***** Data supplied *****

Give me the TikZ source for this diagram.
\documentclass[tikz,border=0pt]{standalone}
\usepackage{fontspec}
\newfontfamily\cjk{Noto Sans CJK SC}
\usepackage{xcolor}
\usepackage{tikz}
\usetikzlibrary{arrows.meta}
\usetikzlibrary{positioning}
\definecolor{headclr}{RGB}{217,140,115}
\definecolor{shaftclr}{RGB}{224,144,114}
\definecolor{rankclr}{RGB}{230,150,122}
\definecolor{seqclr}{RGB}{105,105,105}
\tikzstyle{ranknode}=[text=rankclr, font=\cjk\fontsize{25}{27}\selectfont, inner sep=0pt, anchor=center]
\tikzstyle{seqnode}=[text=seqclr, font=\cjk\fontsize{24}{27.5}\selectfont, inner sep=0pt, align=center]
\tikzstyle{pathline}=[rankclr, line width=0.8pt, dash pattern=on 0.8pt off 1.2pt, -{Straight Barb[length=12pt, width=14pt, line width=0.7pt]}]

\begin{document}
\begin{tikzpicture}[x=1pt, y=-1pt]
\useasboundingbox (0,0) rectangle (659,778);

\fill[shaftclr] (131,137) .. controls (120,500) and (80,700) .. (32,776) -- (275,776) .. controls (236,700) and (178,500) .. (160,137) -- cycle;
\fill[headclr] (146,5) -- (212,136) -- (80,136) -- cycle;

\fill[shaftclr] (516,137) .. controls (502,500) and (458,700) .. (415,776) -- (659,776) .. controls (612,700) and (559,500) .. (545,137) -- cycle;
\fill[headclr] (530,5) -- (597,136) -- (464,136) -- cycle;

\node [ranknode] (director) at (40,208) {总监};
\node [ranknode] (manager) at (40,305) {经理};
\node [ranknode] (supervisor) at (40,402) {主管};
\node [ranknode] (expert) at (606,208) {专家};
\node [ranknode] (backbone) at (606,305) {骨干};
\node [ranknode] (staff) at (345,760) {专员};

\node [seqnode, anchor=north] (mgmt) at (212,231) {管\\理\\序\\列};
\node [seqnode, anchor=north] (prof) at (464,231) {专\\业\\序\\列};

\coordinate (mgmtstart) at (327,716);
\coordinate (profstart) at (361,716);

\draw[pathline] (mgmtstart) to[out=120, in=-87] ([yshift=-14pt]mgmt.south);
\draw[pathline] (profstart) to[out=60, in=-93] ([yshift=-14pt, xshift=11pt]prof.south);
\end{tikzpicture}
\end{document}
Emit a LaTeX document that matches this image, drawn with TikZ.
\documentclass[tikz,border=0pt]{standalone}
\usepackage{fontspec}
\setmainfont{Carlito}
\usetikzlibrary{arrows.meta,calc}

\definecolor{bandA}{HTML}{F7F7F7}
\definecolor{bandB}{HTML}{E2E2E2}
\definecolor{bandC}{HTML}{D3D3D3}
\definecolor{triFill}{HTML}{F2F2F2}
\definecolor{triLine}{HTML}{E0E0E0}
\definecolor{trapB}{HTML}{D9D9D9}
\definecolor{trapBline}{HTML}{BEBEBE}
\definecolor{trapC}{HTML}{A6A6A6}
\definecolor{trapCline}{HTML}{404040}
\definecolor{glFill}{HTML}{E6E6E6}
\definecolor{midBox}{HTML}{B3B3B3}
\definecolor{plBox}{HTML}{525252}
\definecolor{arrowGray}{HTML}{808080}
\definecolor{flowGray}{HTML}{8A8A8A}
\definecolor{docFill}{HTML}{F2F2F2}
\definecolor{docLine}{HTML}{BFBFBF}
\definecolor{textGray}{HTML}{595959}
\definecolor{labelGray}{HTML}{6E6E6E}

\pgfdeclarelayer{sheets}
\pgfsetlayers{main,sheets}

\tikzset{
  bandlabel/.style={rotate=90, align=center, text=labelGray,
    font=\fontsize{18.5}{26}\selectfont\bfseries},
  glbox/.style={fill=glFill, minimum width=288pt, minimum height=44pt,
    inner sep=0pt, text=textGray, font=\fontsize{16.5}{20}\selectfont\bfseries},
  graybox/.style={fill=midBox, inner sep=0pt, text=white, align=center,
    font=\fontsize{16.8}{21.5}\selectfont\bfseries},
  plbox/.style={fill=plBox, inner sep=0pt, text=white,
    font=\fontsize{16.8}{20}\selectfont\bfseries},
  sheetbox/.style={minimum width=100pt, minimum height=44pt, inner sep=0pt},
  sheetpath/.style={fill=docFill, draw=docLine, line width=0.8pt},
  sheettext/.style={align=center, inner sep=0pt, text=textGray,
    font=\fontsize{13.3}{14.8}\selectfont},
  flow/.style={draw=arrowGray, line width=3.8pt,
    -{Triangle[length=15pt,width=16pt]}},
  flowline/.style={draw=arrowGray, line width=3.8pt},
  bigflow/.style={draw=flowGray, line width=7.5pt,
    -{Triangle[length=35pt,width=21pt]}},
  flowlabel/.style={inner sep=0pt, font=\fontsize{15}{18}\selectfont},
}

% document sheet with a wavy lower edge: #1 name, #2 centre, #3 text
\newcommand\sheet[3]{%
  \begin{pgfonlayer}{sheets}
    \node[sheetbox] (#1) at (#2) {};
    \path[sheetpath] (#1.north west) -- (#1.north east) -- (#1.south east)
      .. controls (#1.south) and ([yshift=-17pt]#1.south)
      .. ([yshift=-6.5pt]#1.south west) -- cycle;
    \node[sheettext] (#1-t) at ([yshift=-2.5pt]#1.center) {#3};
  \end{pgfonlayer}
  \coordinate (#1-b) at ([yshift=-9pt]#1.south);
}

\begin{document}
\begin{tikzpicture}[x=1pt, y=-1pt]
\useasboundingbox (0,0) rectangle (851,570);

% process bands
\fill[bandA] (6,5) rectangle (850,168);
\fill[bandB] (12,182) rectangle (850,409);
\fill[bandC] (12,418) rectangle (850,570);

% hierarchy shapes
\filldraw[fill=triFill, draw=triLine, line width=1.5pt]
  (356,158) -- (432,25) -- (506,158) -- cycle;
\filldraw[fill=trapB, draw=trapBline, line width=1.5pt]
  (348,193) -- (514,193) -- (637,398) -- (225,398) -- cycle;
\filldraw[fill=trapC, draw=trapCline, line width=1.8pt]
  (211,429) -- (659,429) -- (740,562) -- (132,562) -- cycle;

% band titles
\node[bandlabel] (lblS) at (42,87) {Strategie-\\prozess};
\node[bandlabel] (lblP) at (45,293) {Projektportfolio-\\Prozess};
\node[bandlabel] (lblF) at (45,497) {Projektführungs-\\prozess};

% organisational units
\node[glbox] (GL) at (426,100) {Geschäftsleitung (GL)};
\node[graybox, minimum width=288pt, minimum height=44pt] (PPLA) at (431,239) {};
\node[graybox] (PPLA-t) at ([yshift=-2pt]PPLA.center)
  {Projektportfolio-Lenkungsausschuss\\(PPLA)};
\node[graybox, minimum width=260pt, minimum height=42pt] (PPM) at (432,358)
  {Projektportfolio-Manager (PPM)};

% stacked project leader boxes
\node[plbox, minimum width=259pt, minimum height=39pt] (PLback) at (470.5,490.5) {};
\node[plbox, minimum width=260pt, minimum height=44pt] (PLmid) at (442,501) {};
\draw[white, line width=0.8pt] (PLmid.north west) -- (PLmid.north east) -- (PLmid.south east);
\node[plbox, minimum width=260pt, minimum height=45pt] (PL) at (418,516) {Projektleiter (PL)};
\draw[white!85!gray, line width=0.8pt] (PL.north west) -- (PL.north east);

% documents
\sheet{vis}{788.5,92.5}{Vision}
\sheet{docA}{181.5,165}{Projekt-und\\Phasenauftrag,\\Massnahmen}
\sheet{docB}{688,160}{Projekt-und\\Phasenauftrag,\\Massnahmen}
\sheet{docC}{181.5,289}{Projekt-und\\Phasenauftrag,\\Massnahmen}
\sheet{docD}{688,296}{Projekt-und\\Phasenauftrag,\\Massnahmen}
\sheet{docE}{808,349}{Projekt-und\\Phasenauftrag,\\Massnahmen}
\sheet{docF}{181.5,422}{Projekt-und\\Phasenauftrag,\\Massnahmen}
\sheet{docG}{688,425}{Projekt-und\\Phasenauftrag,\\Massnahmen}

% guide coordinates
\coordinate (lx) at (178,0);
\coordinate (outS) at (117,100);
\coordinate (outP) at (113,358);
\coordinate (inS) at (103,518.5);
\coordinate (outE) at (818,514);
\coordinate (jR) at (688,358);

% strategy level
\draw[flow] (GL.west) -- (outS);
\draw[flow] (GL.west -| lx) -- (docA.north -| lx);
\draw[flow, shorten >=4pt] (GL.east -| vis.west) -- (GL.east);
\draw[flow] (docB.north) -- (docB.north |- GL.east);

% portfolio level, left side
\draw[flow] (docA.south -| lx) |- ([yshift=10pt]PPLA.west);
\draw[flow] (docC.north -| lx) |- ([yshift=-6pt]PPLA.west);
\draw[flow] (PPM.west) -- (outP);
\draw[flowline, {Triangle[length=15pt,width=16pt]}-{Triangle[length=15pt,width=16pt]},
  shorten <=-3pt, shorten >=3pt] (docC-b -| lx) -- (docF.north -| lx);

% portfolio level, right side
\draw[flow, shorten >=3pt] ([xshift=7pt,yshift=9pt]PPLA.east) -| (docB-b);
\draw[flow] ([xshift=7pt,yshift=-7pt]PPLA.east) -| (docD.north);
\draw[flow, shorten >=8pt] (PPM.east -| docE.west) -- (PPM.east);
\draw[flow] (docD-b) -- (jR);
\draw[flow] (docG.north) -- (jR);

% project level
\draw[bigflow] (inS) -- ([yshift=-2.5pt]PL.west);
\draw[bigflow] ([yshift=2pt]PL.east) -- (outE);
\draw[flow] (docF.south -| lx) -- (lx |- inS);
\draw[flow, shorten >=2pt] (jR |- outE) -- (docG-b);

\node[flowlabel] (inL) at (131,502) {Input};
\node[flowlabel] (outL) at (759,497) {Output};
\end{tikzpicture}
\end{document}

*****

From the opening line of the data above through the line that contains "(0,0) rectangle (659,778);", please print each line as it stands and only those lines.

▸ Expected output:
Give me the TikZ source for this diagram.
\documentclass[tikz,border=0pt]{standalone}
\usepackage{fontspec}
\newfontfamily\cjk{Noto Sans CJK SC}
\usepackage{xcolor}
\usepackage{tikz}
\usetikzlibrary{arrows.meta}
\usetikzlibrary{positioning}
\definecolor{headclr}{RGB}{217,140,115}
\definecolor{shaftclr}{RGB}{224,144,114}
\definecolor{rankclr}{RGB}{230,150,122}
\definecolor{seqclr}{RGB}{105,105,105}
\tikzstyle{ranknode}=[text=rankclr, font=\cjk\fontsize{25}{27}\selectfont, inner sep=0pt, anchor=center]
\tikzstyle{seqnode}=[text=seqclr, font=\cjk\fontsize{24}{27.5}\selectfont, inner sep=0pt, align=center]
\tikzstyle{pathline}=[rankclr, line width=0.8pt, dash pattern=on 0.8pt off 1.2pt, -{Straight Barb[length=12pt, width=14pt, line width=0.7pt]}]

\begin{document}
\begin{tikzpicture}[x=1pt, y=-1pt]
\useasboundingbox (0,0) rectangle (659,778);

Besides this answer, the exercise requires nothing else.